The Nationalist government (Kuomintang) attempted to situate the Boxers within a linear story of the Chinese people throwing off the Manchu yoke, while also emphasizing the need for strong central leadership to prevent chaotic mob violence. In contrast, the victorious CCP after 1949 enshrined the Boxer Rebellion as a proto-revolutionary milestone in the “century of humiliation” narrative. Museums and textbooks presented the Boxers as courageous, if naïve, fighters who demonstrated the masses’ instinctive anti-imperialist consciousness. The class dimension was highlighted; the rituals were downplayed or explained away as the cultural idiom of an oppressed peasantry.

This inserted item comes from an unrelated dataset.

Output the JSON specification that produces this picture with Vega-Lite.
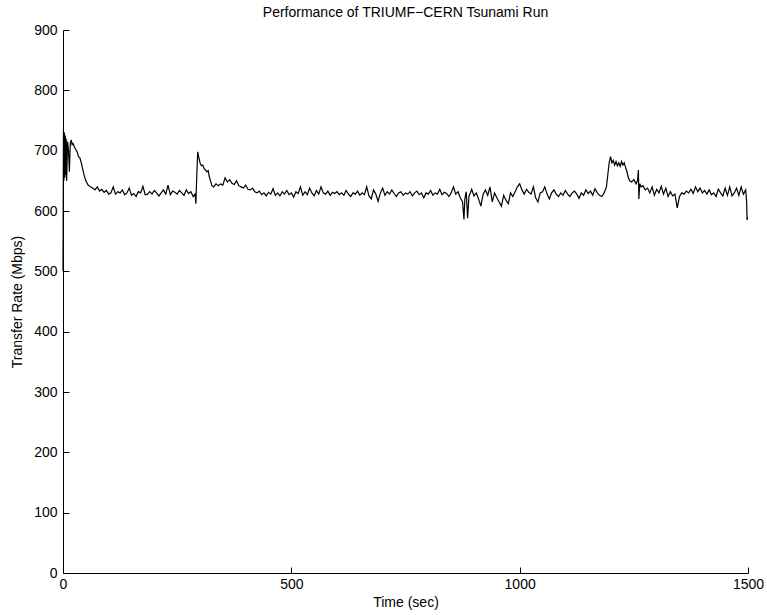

The Boxer Rebellion in Contemporary Chinese Memory

In today’s China, the Boxer Rebellion occupies an ambivalent space in public memory. The government-funded museum exhibits and patriotic education campaigns commemorate the “Boxer Martyrs” who died resisting the Eight-Nation Alliance. The event is used to reinforce a narrative of national unity in the face of foreign pressure, a lesson that resonates with current geopolitical messaging. At the same time, more critical academic discussions recognize the movement’s internal contradictions, its violence against Chinese Christians, and the Qing court’s cynical manipulation of popular anger. This duality—heroic defiance versus tragic misdirection—makes the Boxer Rebellion an enduringly rich case study for understanding the complex interplay between nationalism, modernization, and revolution.

Conclusion

The Boxer Rebellion’s influence on twentieth-century Chinese political movements is profound and multilayered. It exposed the terminal weakness of the imperial system, accelerating the reforms and revolutionary currents that toppled the Qing dynasty. Its anti-foreign fires were channeled into the republican revolution and later into the mass politics of both the Nationalist and Communist parties. The rebellion became a mirror in which different political projects could see their own reflected ideals: anti-imperialist resistance, the power of the peasant masses, the dangers of superstition, or the necessity of a strong state. Far from being a mere footnote of the late imperial era, the Boxer uprising permanently altered the vocabulary and emotional grammar of Chinese politics, embedding the conviction that national sovereignty must be defended at all costs and that the masses, once awakened, are the ultimate arbiters of the nation’s destiny. Its legacy, contested and reconstructed across the decades, remains a vital component of modern Chinese political identity.